Hal itu disampaikan sebagaimana dia katakan, “angan ada persepsi seolah-olah untuk investasi Rempang itu perlakuannya khusus dengan yang lain. Kalau Kementerian Investasi enggak seperti itu. Kenapa? Karena perwakilan saya, tim saya di China, itu sudah melakukan pertemuan berbulan-bulan, berkali-kali, dan tim saya berikan rekomendasi untuk mengecek perusahaan ini, pengembangan investasi di Rempang, merupakan upaya pemerintah dalam menggalakkan hilirisasi.”

Kata dia, Pemerintah menilai perlu memperluas cakupan hilirisasi setelah sukses dengan nikel melalui hilirisasi pasir kuarsa atau pasir silika di Batam.

Pasir kuarsa atau pasir silika merupakan bahan baku kaca dan solar panel yang saat ini menjadi salah satu pilihan sumber energi terbarukan.

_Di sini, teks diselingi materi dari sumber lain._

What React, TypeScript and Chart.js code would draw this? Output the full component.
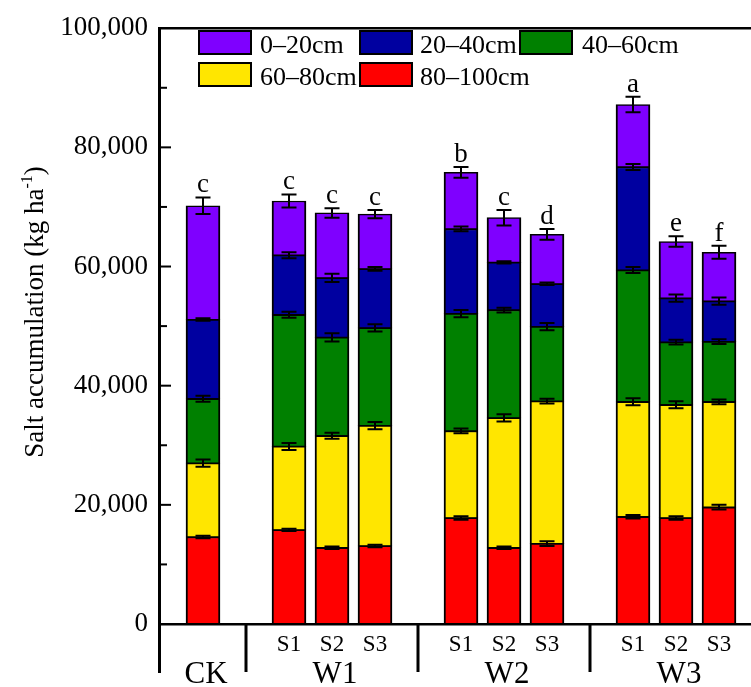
import React, { useEffect, useRef } from 'react';
import { Chart, registerables } from 'chart.js';
Chart.register(...registerables);

// ---- data ----
const groups = ['CK', 'W1', 'W2', 'W3'];
const subLabels = ['S1', 'S2', 'S3'];
const depthLabels = ['0–20cm', '20–40cm', '40–60cm', '60–80cm', '80–100cm'];
// treatments: CK, W1S1, W1S2, W1S3, W2S1, W2S2, W2S3, W3S1, W3S2, W3S3
const d0_20 = [19100, 9100, 10900, 9200, 9500, 7500, 8300, 10500, 9500, 8200];
const d20_40 = [13300, 10000, 10000, 9900, 14200, 8000, 7200, 17300, 7400, 6800];
const d40_60 = [10800, 22100, 16500, 16400, 19700, 18100, 12500, 22100, 10500, 10100];
const d60_80 = [12400, 14000, 18800, 20200, 14600, 21800, 23900, 19300, 19000, 17700];
const d80_100 = [14600, 15800, 12800, 13100, 17800, 12800, 13500, 18000, 17800, 19600];
const e0_20 = [1400, 1100, 800, 700, 900, 1300, 900, 1300, 900, 1100];
const e20_40 = [200, 500, 700, 300, 400, 200, 200, 500, 600, 600];
const e40_60 = [500, 500, 700, 600, 600, 400, 600, 500, 400, 400];
const e60_80 = [600, 600, 500, 600, 400, 600, 400, 600, 600, 400];
const e80_100 = [200, 200, 200, 200, 300, 200, 400, 300, 300, 400];
const letters = ['c', 'c', 'c', 'c', 'b', 'c', 'd', 'a', 'e', 'f'];
const yTicks = [0, 20000, 40000, 60000, 80000, 100000];

const colors = ['#7F00FF', '#0000A0', '#008000', '#FFE600', '#FF0000'];
const seriesVals = [d0_20, d20_40, d40_60, d60_80, d80_100];
const seriesErrs = [e0_20, e20_40, e40_60, e60_80, e80_100];

// build slots: gap, CK, gap, S1, S2, S3, gap, ...
const slotLabels: string[] = [];
const slotOfTreatment: number[] = [];
const groupSlot: number[] = [];
const sepSlots: number[] = [];
groups.forEach((g, gi) => {
  sepSlots.push(slotLabels.length);
  slotLabels.push('');
  if (gi === 0) {
    groupSlot.push(slotLabels.length);
    slotOfTreatment.push(slotLabels.length);
    slotLabels.push(g);
  } else {
    subLabels.forEach((s, si) => {
      if (si === 1) groupSlot.push(slotLabels.length);
      slotOfTreatment.push(slotLabels.length);
      slotLabels.push(s);
    });
  }
});
slotLabels.push('');

function toSlots(arr: number[]) {
  const out: (number | null)[] = slotLabels.map(() => null);
  arr.forEach((v, i) => { out[slotOfTreatment[i]] = v; });
  return out;
}

const SERIF = "'Liberation Serif', 'Times New Roman', serif";

const overlay = {
  id: 'overlay',
  afterDatasetsDraw(chart: any) {
    const ctx = chart.ctx;
    const xs = chart.scales.x;
    const ys = chart.scales.y;
    ctx.save();
    ctx.strokeStyle = '#000';
    ctx.lineWidth = 2;
    const order = [4, 3, 2, 1, 0];
    for (let i = 0; i < slotOfTreatment.length; i++) {
      const px = xs.getPixelForValue(slotOfTreatment[i]);
      let cum = 0;
      for (const s of order) {
        cum += seriesVals[s][i];
        const e = seriesErrs[s][i];
        const t = ys.getPixelForValue(cum + e);
        const b = ys.getPixelForValue(cum - e);
        ctx.beginPath();
        ctx.moveTo(px, t); ctx.lineTo(px, b);
        ctx.moveTo(px - 7.5, t); ctx.lineTo(px + 7.5, t);
        ctx.moveTo(px - 7.5, b); ctx.lineTo(px + 7.5, b);
        ctx.stroke();
      }
      const topE = ys.getPixelForValue(cum + seriesErrs[0][i]);
      ctx.fillStyle = '#000';
      ctx.font = `27px ${SERIF}`;
      ctx.textAlign = 'center';
      ctx.textBaseline = 'alphabetic';
      ctx.fillText(letters[i], px, topE - 5);
    }
    ctx.restore();
  },
  afterDraw(chart: any) {
    const ctx = chart.ctx;
    const xs = chart.scales.x;
    const ys = chart.scales.y;
    const a = chart.chartArea;
    ctx.save();
    ctx.fillStyle = '#000';
    const L = Math.round(a.left);
    const T = Math.round(a.top);
    const B = Math.round(a.bottom);
    // frame
    ctx.fillRect(L - 1, T - 1, chart.width - L + 1, 2.5);
    ctx.fillRect(L - 1, B - 1, chart.width - L + 1, 2.5);
    ctx.fillRect(L - 2, T - 1, 3, B + 49 - T + 1);
    sepSlots.forEach((s) => {
      if (s === 0) return;
      const px = xs.getPixelForValue(s);
      ctx.fillRect(px - 1.5, B, 3, 48);
    });
    // inward ticks
    for (let v = 10000; v < 100000; v += 10000) {
      const py = ys.getPixelForValue(v);
      const len = v % 20000 === 0 ? 11 : 7;
      ctx.fillRect(L, py - 1, len, 2);
    }
    // x labels
    ctx.textAlign = 'center';
    ctx.textBaseline = 'alphabetic';
    ctx.font = `23px ${SERIF}`;
    slotLabels.forEach((l, i) => {
      if (l.startsWith('S')) ctx.fillText(l, xs.getPixelForValue(i), B + 27);
    });
    ctx.font = `31px ${SERIF}`;
    groups.forEach((g, gi) => {
      ctx.fillText(g, xs.getPixelForValue(groupSlot[gi]) + 3, B + 59);
    });
    // legend
    const legendPos = [
      { bx: 199, by: 31, tx: 260 },
      { bx: 360, by: 31, tx: 420 },
      { bx: 520, by: 31, tx: 582 },
      { bx: 199, by: 63, tx: 260 },
      { bx: 360, by: 63, tx: 420 },
    ];
    ctx.font = `26px ${SERIF}`;
    ctx.textAlign = 'left';
    depthLabels.forEach((lab, i) => {
      const p = legendPos[i];
      ctx.fillStyle = colors[i];
      ctx.fillRect(p.bx, p.by, 52, 23);
      ctx.lineWidth = 2;
      ctx.strokeStyle = '#000';
      ctx.strokeRect(p.bx, p.by, 52, 23);
      ctx.fillStyle = '#000';
      ctx.fillText(lab, p.tx, p.by + 22);
    });
    // y title
    ctx.save();
    ctx.translate(43, 312);
    ctx.rotate(-Math.PI / 2);
    const main = 'Salt accumulation (kg ha';
    const sup = '-1';
    const close = ')';
    ctx.font = `27px ${SERIF}`;
    const wMain = ctx.measureText(main).width;
    const wClose = ctx.measureText(close).width;
    ctx.font = `16px ${SERIF}`;
    const wSup = ctx.measureText(sup).width;
    const total = wMain + wSup + wClose;
    let x0 = -total / 2;
    ctx.textAlign = 'left';
    ctx.fillStyle = '#000';
    ctx.font = `27px ${SERIF}`;
    ctx.fillText(main, x0, 0);
    x0 += wMain;
    ctx.font = `16px ${SERIF}`;
    ctx.fillText(sup, x0, -11);
    x0 += wSup;
    ctx.font = `27px ${SERIF}`;
    ctx.fillText(close, x0, 0);
    ctx.restore();
    ctx.restore();
  },
};

export default function App() {
  const ref = useRef<HTMLCanvasElement | null>(null);
  useEffect(() => {
    if (!ref.current) return;
    const datasets = [4, 3, 2, 1, 0].map((s) => ({
      label: depthLabels[s],
      data: toSlots(seriesVals[s]),
      backgroundColor: colors[s],
      borderColor: '#000',
      borderWidth: { top: 1.5, bottom: 1, left: 2, right: 2 },
      borderSkipped: false,
      barThickness: 34,
    }));
    const chart = new Chart(ref.current, {
      type: 'bar',
      data: { labels: slotLabels, datasets },
      options: {
        responsive: false,
        animation: false,
        layout: { padding: { left: 0, top: 23, right: 28, bottom: 63 } },
        plugins: { legend: { display: false }, tooltip: { enabled: false } },
        scales: {
          x: {
            stacked: true,
            offset: false,
            display: false,
            grid: { display: false },
          },
          y: {
            stacked: true,
            min: 0,
            max: 100000,
            afterFit: (scale: any) => { scale.width = 160; },
            afterBuildTicks: (scale: any) => { scale.ticks = yTicks.map((v) => ({ value: v })); },
            border: { display: false },
            grid: { display: false, drawTicks: false },
            ticks: {
              padding: 12,
              color: '#000',
              font: { family: SERIF, size: 27 },
              callback: (v: any) => Number(v).toLocaleString('en-US'),
            },
          },
        },
      },
      plugins: [overlay],
    });
    return () => chart.destroy();
  }, []);
  return (
    <div style={{ position: 'absolute', left: 0, top: 0, width: 751, height: 687, overflow: 'hidden', background: '#fff' }}>
      <canvas ref={ref} width={790} height={687} style={{ width: 790, height: 687, display: 'block' }} />
    </div>
  );
}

Bahlil menilai, investor asal China tersebut, yakni Xinyi Group, merupakan mitra strategis untuk mendukung pengembangan hilirisasi pasir kuarsa, sehingga setelah mengunjungi pabriknya di China. Ia pun meminta mereka untuk bisa berinvestasi di Tanah Air.

“Sekali lagi saya clear-kan, kami tidak pernah membeda-bedakan perusahaan-perusahaan mana (yang akan berinvestasi),” katanya seperti dilansir cnnindonesia.com, Senin (2/10/2023)

Terkait dengan legalisasi, Bahlil pun mengklaim sebanyak 322 kartu keluarga (KK) warga Pulau Rempang, Batam, Kepulauan Riau menyatakan sukarela untuk bergeser meninggalkan area yang menjadi lokasi pembangunan Rempang Eco City ke Tanjung Banun.

Masih menurut Bahlil, jumlah tersebut merupakan bagian dari 961 KK yang menjadi prioritas pergeseran ke Tanjung Banun. Bahkan sudah bersosialisasi dengan sekitar 1.000 warga perkampungan di Pulau Rempang.

Ia mengaku berkunjung ke Rempang karena diundang oleh para tokoh masyarakat setempat untuk mensosialisasikan keputusan-keputusan pemerintah. BP Batam akan menyediakan rumah dengan luas lahan 500 m2 dan rumah tipe 45 seharga Rp120 juta dan dana Rp 1,2 juta per orang untuk sewa rumah sementara, serta Rp 1,2 juta untuk biaya hidup seperti makan.

“Itu adalah prioritas pemindahan penduduk totalnya 961 KK dan Kampung Tanjung Banun setelah itu arahan Presiden kepada Kementerian PUPR dan kami jadi kampung percontohan,” terang Bahlil.

Ombudsman dan Temuan

Semua pernyataan Bahlil itu tertolak setelah ada temuan dari Ombudsman yang menyatakan bahwa Rempang sebagai Proyek Strategis Nasional, tidak memiliki Amdal.

Anggota Ombudsman RI, Johanes Widijantoro menyampaikan temuan sementara atas tindak lanjut penanganan masalah Rempang Eco City.

Ombudsman menemukan bahwa sertifikat Hak Pengelolaan Lahan (HPL) Pulau Rempang atas nama Badan Pengusahaan Kawasan Perdagangan Bebas dan Pelabuhan Bebas Batam (BP Batam) belum diterbitkan.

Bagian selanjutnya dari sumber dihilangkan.